The 2022 budget measure reducing minimum deposits required to purchase a home for single parents and first-home buyers may make the First Home Super Saver Scheme (FHSSS) more attractive for certain individuals on face value, but must be considered with macroeconomic factors in mind, a technical manager has said.
This year’s federal budget included a provision for single parents to buy a home with a deposit as low as 2 per cent and for first-home owners to buy a home with a deposit as low as 5 per cent.
According to Accurium head of education Mark Ellem, these measures could make the FHSSS, increasing from $30,000 to $50,000 on 1 July 2022, more attractive, but other factors still need to be taken into account.
“If it means people have got more chance of getting into the housing market, well then yes it does become a more powerful tool,” Ellem told selfmanagedsuper.
“But you’ve got to balance that off with the expectation that interest rates will go up.
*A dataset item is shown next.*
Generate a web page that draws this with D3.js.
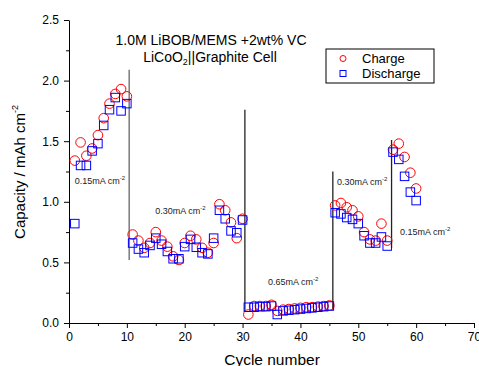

It’s a good thing to help people get into the housing market, but they’ve also got to be conscious that it is a long game.
“So even if it’s slightly easier to get into the housing market because of the reduction to these deposits, you still have to meet the loan repayments once the interest rates have been raised.”
Like Ellem, SuperGuardian education manager Tim Miller emphasised the point that individuals wanting to use the FHSSS had to recognise it is a strategy now requiring a longer time frame.
“For the average person the increase of the FHSSS from $30,000 to $50,000 means the savings strategy moves from a minimum of two years, because you can only apply $15,000 per annum to it, to a four-year strategy because you can only utilise $45,000 over a three-year period,” Miller noted.
Both SMSF specialists were disappointed more detail was not provided with regard to other measures announced on budget night last year.
“It would have been nice, given that nearly a year has passed now since the last budget, just to get a reconfirmation of some of the measures that have not passed through parliament, such as the residency rules and the relief for legacy pensions,” Miller said.